(Charts and diagrams as code)

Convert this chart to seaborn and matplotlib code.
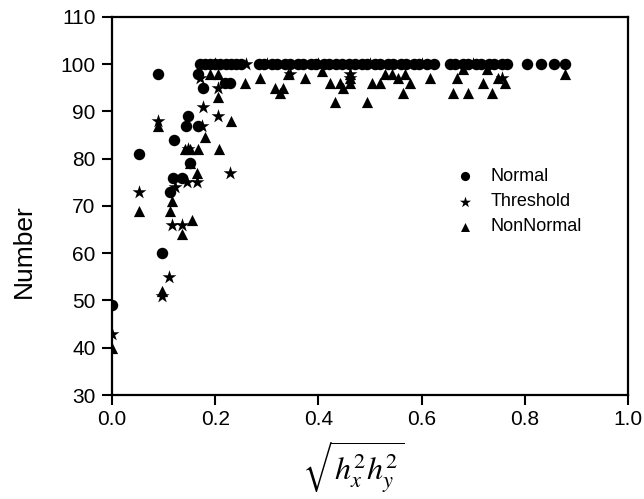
import matplotlib
matplotlib.use('Agg')
import matplotlib.pyplot as plt
import seaborn as sns
import numpy as np

# Normal (circles)
normal_x = [0.0, 0.052, 0.09, 0.097, 0.112, 0.118, 0.136, 0.151, 0.12, 0.143, 0.147, 0.167,
            0.176, 0.167, 0.219, 0.229,
            0.17, 0.18, 0.19, 0.20, 0.21, 0.22, 0.23, 0.24, 0.25,
            0.285, 0.295, 0.31, 0.32, 0.335, 0.345, 0.36, 0.37, 0.385, 0.395, 0.41, 0.42,
            0.435, 0.445, 0.46, 0.47, 0.485, 0.495, 0.51, 0.52, 0.535, 0.545, 0.56, 0.57,
            0.585, 0.595, 0.61, 0.625,
            0.655, 0.665, 0.68, 0.69, 0.705, 0.715, 0.73, 0.74, 0.755, 0.765,
            0.804, 0.831, 0.857, 0.878]
normal_y = [49, 81, 98, 60, 73, 76, 76, 79, 84, 87, 89, 87,
            95, 98, 96, 96,
            100, 100, 100, 100, 100, 100, 100, 100, 100,
            100, 100, 100, 100, 100, 100, 100, 100, 100, 100, 100, 100,
            100, 100, 100, 100, 100, 100, 100, 100, 100, 100, 100, 100,
            100, 100, 100, 100,
            100, 100, 100, 100, 100, 100, 100, 100, 100, 100,
            100, 100, 100, 100]

# Threshold (stars)
thresh_x = [0.0, 0.052, 0.09, 0.097, 0.11, 0.116, 0.136, 0.122, 0.145, 0.165, 0.147,
            0.174, 0.176, 0.205, 0.205, 0.229, 0.17, 0.461, 0.461, 0.345, 0.755,
            0.2, 0.26, 0.3, 0.4, 0.5, 0.6, 0.7]
thresh_y = [43, 73, 88, 51, 55, 66, 66, 74, 75, 75, 82,
            87, 91, 89, 95, 77, 97, 98, 97, 98, 97,
            100, 100, 100, 100, 100, 100, 100]

# NonNormal (triangles)
nonnorm_x = [0.0, 0.052, 0.09, 0.097, 0.112, 0.116, 0.136, 0.155, 0.165, 0.151, 0.141,
             0.151, 0.167, 0.18, 0.207,
             0.19, 0.205, 0.205, 0.23, 0.258, 0.287, 0.316, 0.331, 0.325, 0.341, 0.374,
             0.407, 0.422, 0.442, 0.448, 0.432, 0.461, 0.461, 0.461, 0.494, 0.504, 0.519,
             0.529, 0.543, 0.554, 0.568, 0.577, 0.564, 0.616, 0.668, 0.661, 0.69, 0.68,
             0.719, 0.736, 0.727, 0.748, 0.762, 0.878]
nonnorm_y = [40, 69, 87, 52, 69, 71, 64, 67, 77, 79, 82,
             82, 82, 84.5, 82,
             98, 98, 93, 88, 96, 97, 95, 95, 94, 98, 97,
             98.5, 96, 96, 95, 92, 98, 97, 96, 92, 96, 96,
             98, 98, 97, 98, 96, 94, 97, 97, 94, 94, 99,
             96, 94, 99, 97, 96, 98]

sns.set_style('ticks')
plt.rcParams['font.family'] = ['Liberation Sans', 'DejaVu Sans']
plt.rcParams['mathtext.fontset'] = 'stix'
plt.rcParams['text.color'] = 'black'
plt.rcParams['axes.labelcolor'] = 'black'
plt.rcParams['xtick.color'] = 'black'
plt.rcParams['ytick.color'] = 'black'
plt.rcParams['axes.edgecolor'] = 'black'

fig = plt.figure(figsize=(6.44, 4.99), dpi=100)
ax = fig.add_axes([0.174, 0.2084, 0.801, 0.7576])

sns.scatterplot(x=thresh_x, y=thresh_y, marker='*', s=110, color='black',
                edgecolor='black', linewidth=0, label='Threshold', ax=ax, zorder=2)
sns.scatterplot(x=nonnorm_x, y=nonnorm_y, marker='^', s=65, color='black',
                edgecolor='black', linewidth=0, label='NonNormal', ax=ax, zorder=3)
sns.scatterplot(x=normal_x, y=normal_y, marker='o', s=68, color='black',
                edgecolor='black', linewidth=0, label='Normal', ax=ax, zorder=4)

ax.set_xlim(0, 1.0)
ax.set_ylim(30, 110)
ax.set_xticks(np.arange(0, 1.01, 0.2))
ax.set_yticks(range(30, 111, 10))
ax.set_xticklabels(['0.0', '0.2', '0.4', '0.6', '0.8', '1.0'])
ax.tick_params(axis='y', pad=5)
ax.tick_params(direction='out', length=7, width=1.5, labelsize=15)
for sp in ax.spines.values():
    sp.set_linewidth(1.6)
    sp.set_visible(True)

ax.set_ylabel('Number', fontsize=19)
ax.yaxis.set_label_coords(-0.148, 0.38)
ax.set_xlabel(r'$\sqrt{h_x^2 h_y^2}$', fontsize=23)
ax.xaxis.set_label_coords(0.467, -0.12)

handles, labels = ax.get_legend_handles_labels()
order = [labels.index('Normal'), labels.index('Threshold'), labels.index('NonNormal')]
ax.legend([handles[i] for i in order], [labels[i] for i in order],
          loc='upper left', bbox_to_anchor=(0.626, 0.643), frameon=False,
          fontsize=13, handlelength=1.5, handletextpad=0.7, labelspacing=0.45,
          markerscale=0.8)

fig.savefig('out.png', dpi=100)
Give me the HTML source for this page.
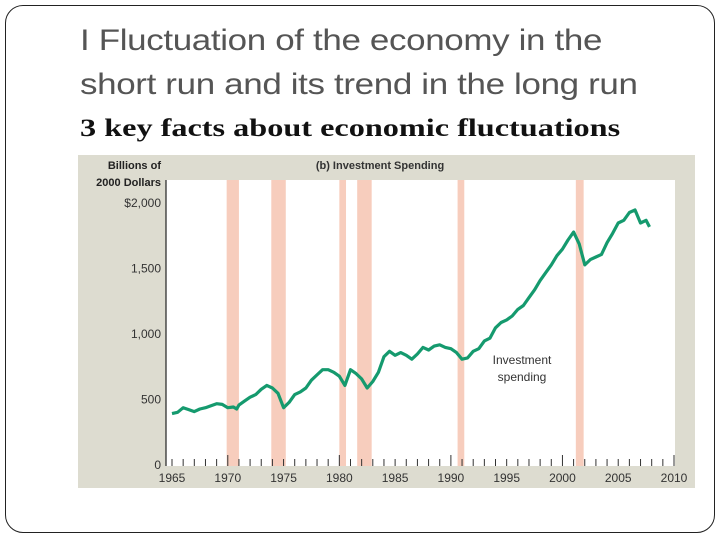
<!DOCTYPE html>
<html><head><meta charset="utf-8"><style>
body{margin:0;width:720px;height:540px;background:#fff;overflow:hidden;position:relative;font-family:"Liberation Sans",sans-serif}
.frame{position:absolute;left:5px;top:5px;width:708px;height:526px;border:1.5px solid #222;border-radius:18px}
.t{position:absolute;left:80px;color:#555;font-size:30px;line-height:44px;letter-spacing:-0.3px;transform-origin:0 0;transform:scaleX(1.165);white-space:nowrap}
.sub{position:absolute;left:80px;top:115px;font-family:"Liberation Serif",serif;font-weight:bold;font-size:25px;color:#111;transform-origin:0 0;transform:scaleX(1.29);white-space:nowrap}
</style></head><body>
<div class="frame"></div>
<div class="t" style="top:19px">I Fluctuation of the economy in the<br>short run and its trend in the long run</div>
<div class="sub">3 key facts about economic fluctuations</div>
<svg id="c" width="720" height="540" style="position:absolute;left:0;top:0"></svg>
<script>
const recessions=[[1969.9,1971.0],[1973.9,1975.2],[1980.0,1980.6],[1981.6,1982.9],[1990.6,1991.2],[2001.2,2001.9]];
const years=[1965,1965.5,1966,1966.5,1967,1967.5,1968,1968.5,1969,1969.5,1970,1970.5,1970.8,1971,1971.5,1972,1972.5,1973,1973.5,1974,1974.5,1975,1975.5,1976,1976.5,1977,1977.5,1978,1978.5,1979,1979.5,1980,1980.5,1981,1981.5,1982,1982.5,1983,1983.5,1984,1984.5,1985,1985.5,1986,1986.5,1987,1987.5,1988,1988.5,1989,1989.5,1990,1990.5,1991,1991.5,1992,1992.5,1993,1993.5,1994,1994.5,1995,1995.5,1996,1996.5,1997,1997.5,1998,1998.5,1999,1999.5,2000,2000.5,2001,2001.5,2002,2002.5,2003,2003.5,2004,2004.5,2005,2005.5,2006,2006.5,2007,2007.5,2007.8];
const values=[385,395,430,415,400,420,430,445,460,455,430,435,420,450,480,510,530,570,600,580,540,430,470,530,550,580,640,680,720,720,700,670,600,720,690,650,580,630,700,820,860,830,850,830,800,840,890,870,900,910,890,880,850,800,810,860,880,940,960,1040,1080,1100,1130,1180,1210,1270,1330,1400,1460,1520,1590,1640,1710,1770,1680,1520,1560,1580,1600,1690,1760,1840,1860,1920,1940,1840,1860,1810];
const xTicks=[1965,1970,1975,1980,1985,1990,1995,2000,2005,2010];
const yTicks=[0,500,1000,1500,2000];
const yLabels=["0","500","1,000","1,500","$2,000"];
const svg=document.getElementById('c');const NS='http://www.w3.org/2000/svg';
const X=y=>172+(y-1965)*(674-172)/45, Y=v=>464-v*0.131;
function el(t,a,p){const e=document.createElementNS(NS,t);for(const k in a)e.setAttribute(k,a[k]);(p||svg).appendChild(e);return e;}
let bg=el('rect',{x:78,y:155,width:617,height:333,fill:'#dddcd0'});


let pl=el('rect',{x:166,y:180,width:509,height:286,fill:'#fff'});


recessions.forEach(r=>{const b=el('rect',{x:X(r[0]),y:180,width:X(r[1])-X(r[0]),height:286,fill:'#f7cdbd'});

});
el('line',{x1:166,y1:180,x2:166,y2:466,stroke:'#222','stroke-width':1.2});
for(let y=1965;y<=2010;y++){const big=y%10==0;const t=el('line',{x1:X(y),y1:big?455:459,x2:X(y),y2:466,stroke:'#333','stroke-width':1});

}
xTicks.forEach(y=>{const t=el('text',{x:X(y),y:482,'text-anchor':'middle','font-size':12,fill:'#333'});t.textContent=y;

});
yTicks.forEach((v,i)=>{const t=el('text',{x:161,y:Y(v)+5,'text-anchor':'end','font-size':12,fill:'#333'});t.textContent=yLabels[i];

});
let a=el('text',{x:161,y:169,'text-anchor':'end','font-size':11,'font-weight':'bold',fill:'#222'});a.textContent='Billions of';


let a2=el('text',{x:161,y:186,'text-anchor':'end','font-size':11,'font-weight':'bold',fill:'#222'});a2.textContent='2000 Dollars';


let ti=el('text',{x:380,y:169,'text-anchor':'middle','font-size':11,'font-weight':'bold',fill:'#333'});ti.textContent='(b) Investment Spending';


let d=years.map((y,i)=>(i?'L':'M')+X(y).toFixed(1)+','+Y(values[i]).toFixed(1)).join('');
let ln=el('path',{d:d,fill:'none',stroke:'#159a6e','stroke-width':3.2,'stroke-linejoin':'round'});


let l1=el('text',{x:522,y:364,'text-anchor':'middle','font-size':12,fill:'#333'});l1.textContent='Investment';


let l2=el('text',{x:522,y:381,'text-anchor':'middle','font-size':12,fill:'#333'});l2.textContent='spending';


</script>
</body></html>
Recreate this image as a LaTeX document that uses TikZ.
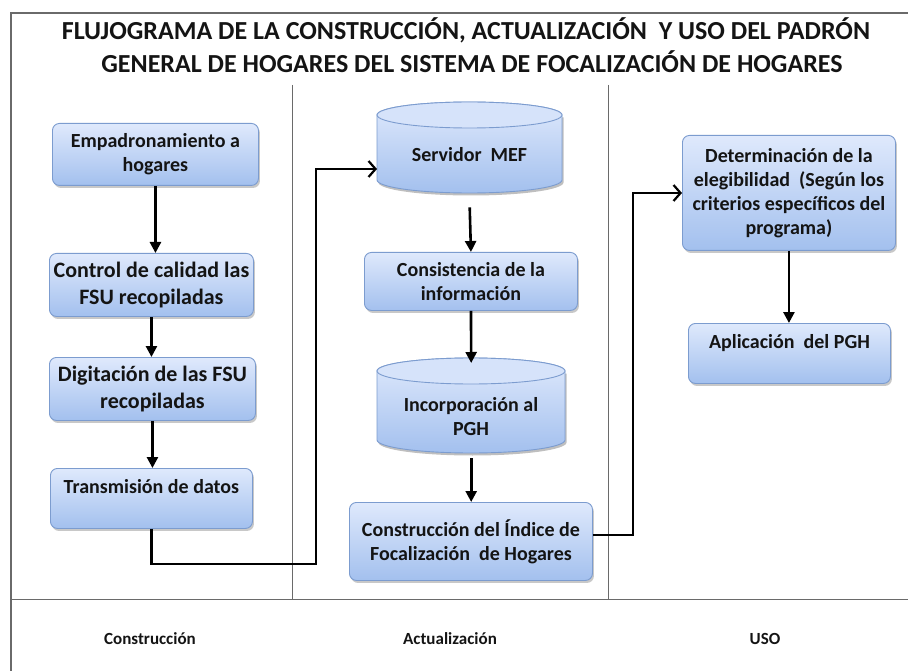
\documentclass[tikz,border=0pt]{standalone}
\usepackage{fontspec}
\setmainfont{Carlito}
\usetikzlibrary{arrows.meta,shadows}
\definecolor{boxtop}{HTML}{DFE9FC}
\definecolor{boxbot}{HTML}{A3C0EE}
\definecolor{boxline}{HTML}{7C9CCF}
\definecolor{frameline}{HTML}{6A6A6A}
\definecolor{inkc}{HTML}{141414}
\tikzset{
  procbox/.style={draw=boxline, line width=0.9pt, rounded corners=7pt,
    top color=boxtop, bottom color=boxbot,
    drop shadow={shadow xshift=1.5pt, shadow yshift=-2.5pt, opacity=0.3, fill=black!70},
    align=center, font=\fontsize{20}{24}\selectfont\bfseries, text=inkc,
    inner sep=0pt, anchor=north west},
  bigtext/.style={font=\fontsize{22}{27}\selectfont\bfseries},
  ghost/.style={inner sep=0pt, anchor=north west},
  cyltext/.style={align=center, font=\fontsize{20}{24}\selectfont\bfseries, text=inkc, inner sep=0pt},
  titletext/.style={font=\fontsize{26}{30}\selectfont\bfseries, text=inkc, inner sep=0pt},
  lanetext/.style={font=\fontsize{17}{20}\selectfont\bfseries, text=inkc, inner sep=0pt},
  arr/.style={line width=2.6pt, draw=black, -{Triangle[length=11pt,width=11pt]}},
  entry/.style={line width=2.6pt, draw=black, -{Straight Barb[length=7pt,width=16pt,line width=2.2pt]}},
  divider/.style={line width=1pt, draw=frameline},
  frame/.style={line width=1.5pt, draw=frameline}
}
\newcommand{\mycyl}[4]{% x1, x2, ytop, ybottom
  \pgfmathsetmacro{\cx}{(#1+#2)/2}
  \pgfmathsetmacro{\rx}{(#2-#1)/2}
  \fill[black, opacity=0.25] ({#1+1.5},{#3+13+2.5}) -- ({#1+1.5},{#4-13+2.5})
     arc[start angle=180, end angle=360, x radius=\rx pt, y radius=13pt]
     -- ({#2+1.5},{#3+13+2.5}) -- cycle;
  \path[draw=boxline, line width=0.9pt, top color=boxtop, bottom color=boxbot]
     (#1,{#3+13}) -- (#1,{#4-13})
     arc[start angle=180, end angle=360, x radius=\rx pt, y radius=13pt]
     -- (#2,{#3+13})
     arc[start angle=0, end angle=180, x radius=\rx pt, y radius=13pt] -- cycle;
  \draw[boxline, line width=0.9pt, fill=boxtop!85!boxbot] (\cx,{#3+13}) ellipse[x radius=\rx pt, y radius=13pt];
}
\begin{document}
\begin{tikzpicture}[x=1pt, y=-1pt]
\useasboundingbox (0,0) rectangle (908,671);
\fill[white] (0,0) rectangle (908,671);

% frame and lanes
\draw[frame] (11,671) -- (11,13) -- (908,13);
\draw[divider] (11,599) -- (908,599);
\draw[divider] (292,85) -- (292,599);
\draw[divider] (608,85) -- (608,599);

% title
\node[titletext] (title1) at (466,30) {FLUJOGRAMA DE LA CONSTRUCCIÓN, ACTUALIZACIÓN\ \ Y USO DEL PADRÓN};
\node[titletext] (title2) at (472,62) {GENERAL DE HOGARES DEL SISTEMA DE FOCALIZACIÓN DE HOGARES};

% column 1
\node[procbox, minimum width=206pt, minimum height=62pt] (emp) at (52,123) {Empadronamiento a\\hogares};
\node[procbox, bigtext, minimum width=204pt, minimum height=63pt] (ctrl) at (49,253) {Control de calidad las\\FSU recopiladas};
\node[procbox, bigtext, minimum width=206pt, minimum height=63pt] (dig) at (49,357) {Digitación de las FSU\\recopiladas};
\node[procbox, minimum width=202pt, minimum height=60pt] (trans) at (50,468) {Transmisión de datos\\[-8pt]\strut};

% column 2
\mycyl{377}{562}{102}{193}
\node[ghost, minimum width=185pt, minimum height=91pt] (serv) at (377,102) {};
\node[cyltext] (servtxt) at (469.5,155) {Servidor\ \ MEF};
\node[procbox, minimum width=213pt, minimum height=58pt] (cons) at (364,252) {Consistencia de la\\información};
\mycyl{377}{565}{358}{453}
\node[ghost, minimum width=188pt, minimum height=95pt] (inc) at (377,358) {};
\node[cyltext] (inctxt) at (471,417) {Incorporación al\\PGH};
\node[procbox, minimum width=243pt, minimum height=78pt] (ind) at (349,502) {Construcción del Índice de\\Focalización\ \ de Hogares};

% column 3
\node[procbox, minimum width=213pt, minimum height=115pt] (det) at (682,135) {Determinación de la\\elegibilidad\ \ (Según los\\criterios específicos del\\programa)};
\node[procbox, minimum width=202pt, minimum height=60pt] (apl) at (688,323) {Aplicación\ \ del PGH\\[-8pt]\strut};

% lane labels
\node[lanetext] (lab1) at (150,639) {Construcción};
\node[lanetext] (lab2) at (450,639) {Actualización};
\node[lanetext] (lab3) at (765,639) {USO};

% connectors
\draw[arr] (emp.south) -- (emp.south |- ctrl.north);
\draw[arr] (ctrl.south) -- (ctrl.south |- dig.north);
\draw[arr] (dig.south) -- (dig.south |- trans.north);
\draw[arr] ([yshift=-14pt]serv.south) -- (cons.north);
\draw[arr] (cons.south) -- ([yshift=-5pt]inc.north);
\draw[arr] ([yshift=-5pt]inc.south) -- (inc.south |- ind.north);
\draw[arr] (det.south) -- (det.south |- apl.north);

\coordinate (k1) at (316,564);
\coordinate (k2) at (316,169);
\draw[entry] (trans.south) |- (k1) -- (k2) -- (k2 -| serv.west);
\coordinate (k3) at (633,535);
\coordinate (k4) at (633,193);
\draw[entry] (k3 -| ind.east) -- (k3) -- (k4) -- (k4 -| det.west);
\end{tikzpicture}
\end{document}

Directions: Everything from the first line to the line with "100, 100, 100, 100, 100, 100, 100]" must be repeated exactly, and nothing else. Leave the pictures out.

Solution to the problem:
Convert this chart to seaborn and matplotlib code.
import matplotlib
matplotlib.use('Agg')
import matplotlib.pyplot as plt
import seaborn as sns
import numpy as np

# Normal (circles)
normal_x = [0.0, 0.052, 0.09, 0.097, 0.112, 0.118, 0.136, 0.151, 0.12, 0.143, 0.147, 0.167,
            0.176, 0.167, 0.219, 0.229,
            0.17, 0.18, 0.19, 0.20, 0.21, 0.22, 0.23, 0.24, 0.25,
            0.285, 0.295, 0.31, 0.32, 0.335, 0.345, 0.36, 0.37, 0.385, 0.395, 0.41, 0.42,
            0.435, 0.445, 0.46, 0.47, 0.485, 0.495, 0.51, 0.52, 0.535, 0.545, 0.56, 0.57,
            0.585, 0.595, 0.61, 0.625,
            0.655, 0.665, 0.68, 0.69, 0.705, 0.715, 0.73, 0.74, 0.755, 0.765,
            0.804, 0.831, 0.857, 0.878]
normal_y = [49, 81, 98, 60, 73, 76, 76, 79, 84, 87, 89, 87,
            95, 98, 96, 96,
            100, 100, 100, 100, 100, 100, 100, 100, 100,
            100, 100, 100, 100, 100, 100, 100, 100, 100, 100, 100, 100,
            100, 100, 100, 100, 100, 100, 100, 100, 100, 100, 100, 100,
            100, 100, 100, 100,
            100, 100, 100, 100, 100, 100, 100, 100, 100, 100,
            100, 100, 100, 100]

# Threshold (stars)
thresh_x = [0.0, 0.052, 0.09, 0.097, 0.11, 0.116, 0.136, 0.122, 0.145, 0.165, 0.147,
            0.174, 0.176, 0.205, 0.205, 0.229, 0.17, 0.461, 0.461, 0.345, 0.755,
            0.2, 0.26, 0.3, 0.4, 0.5, 0.6, 0.7]
thresh_y = [43, 73, 88, 51, 55, 66, 66, 74, 75, 75, 82,
            87, 91, 89, 95, 77, 97, 98, 97, 98, 97,
            100, 100, 100, 100, 100, 100, 100]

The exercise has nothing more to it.